In a blockchain network, transactions are grouped into “blocks.” Once a block is filled with enough transactions, or when the block's time limit is reached, it is proposed to be added to the chain. At this point, the consensus mechanism comes into play. This mechanism is designed to allow all nodes in the network to agree on the validity of transactions without needing a central authority.

The Byzantine Generals Problem: An Analogy for Blockchain Consensus

A helpful analogy to understand the consensus mechanism is the Byzantine Generals problem. Imagine you're playing a game with friends where everyone must agree on the rules, but some friends might try to cheat. In the Byzantine Generals problem, a group of generals must coordinate an attack, but they can't fully trust each other. If they don't agree on the same plan at the same time, the attack will fail. The problem is that some generals may send conflicting messages or act as traitors.

Blockchain nodes face a similar dilemma: should they validate transactions or not? The consensus mechanism ensures that all nodes can reach agreement, solving this trust issue.

Proof of Work (PoW)

The consensus mechanism used by Bitcoin is called Proof of Work (PoW). It solves the Byzantine Generals problem by requiring participants (miners) to solve a complex computational challenge. When a miner solves the problem, the block is added to the network, and the miner receives a reward. This process is very energy-intensive, as it requires a lot of computing power.

A useful analogy is mining for gold. Just like gold miners expend effort and use tools to extract precious metals, Bitcoin miners use computers to “mine” new bitcoins from the network. The reward for this work includes a set number of newly created bitcoins, which decreases over time (halved every four years), and transaction fees paid by those who want their transactions included in the block.

Proof of Stake (PoS)

In contrast, Proof of Stake (PoS) selects a validator (similar to a miner in PoW) based on the amount of cryptocurrency they "stake" or lock in the network. For example, on the Ethereum network, a validator must stake 32 ETH. Unlike PoW, PoS doesn't require solving complex computational problems, which leads to significant power savings.

Validators are incentivized to act honestly because they risk losing their stake if they engage in malicious activity.
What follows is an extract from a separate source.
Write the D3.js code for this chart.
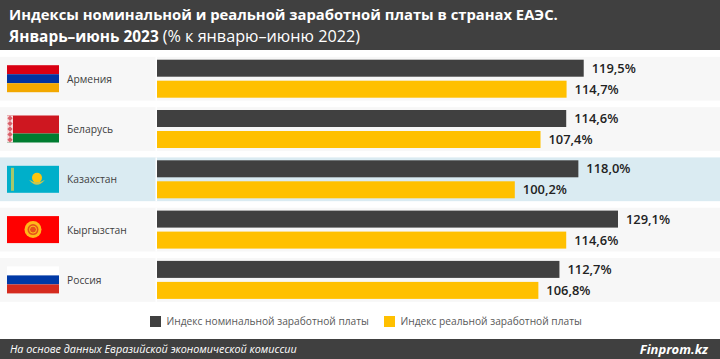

In other networks, like Cardano, the probability of being chosen as a validator may also depend on the volume of tokens staked.

Proof of Authority (PoA)

Proof of Authority (PoA) is another consensus algorithm, where the validator’s reputation or identity is at stake rather than computational power (PoW) or tokens (PoS). This model is commonly used in private blockchains where all participants are known and trust is based on reputation. In PoA, validators are trusted entities, and their identity is linked to their actions, reducing the risk of malicious behavior. Although there is some centralization, PoA allows for a more efficient network with higher transaction throughput compared to PoW.

Proof of Capacity (PoC)

Proof of Capacity (PoC) relies on the storage capacity of the validator. Instead of relying on computing power or staked tokens, validators store possible solutions to a puzzle on their hard drives. The more storage a validator dedicates to this task, the higher the chance they have of finding the solution and receiving a reward. PoC incentivizes validators with large storage capacity, making it a less energy-intensive alternative to PoW.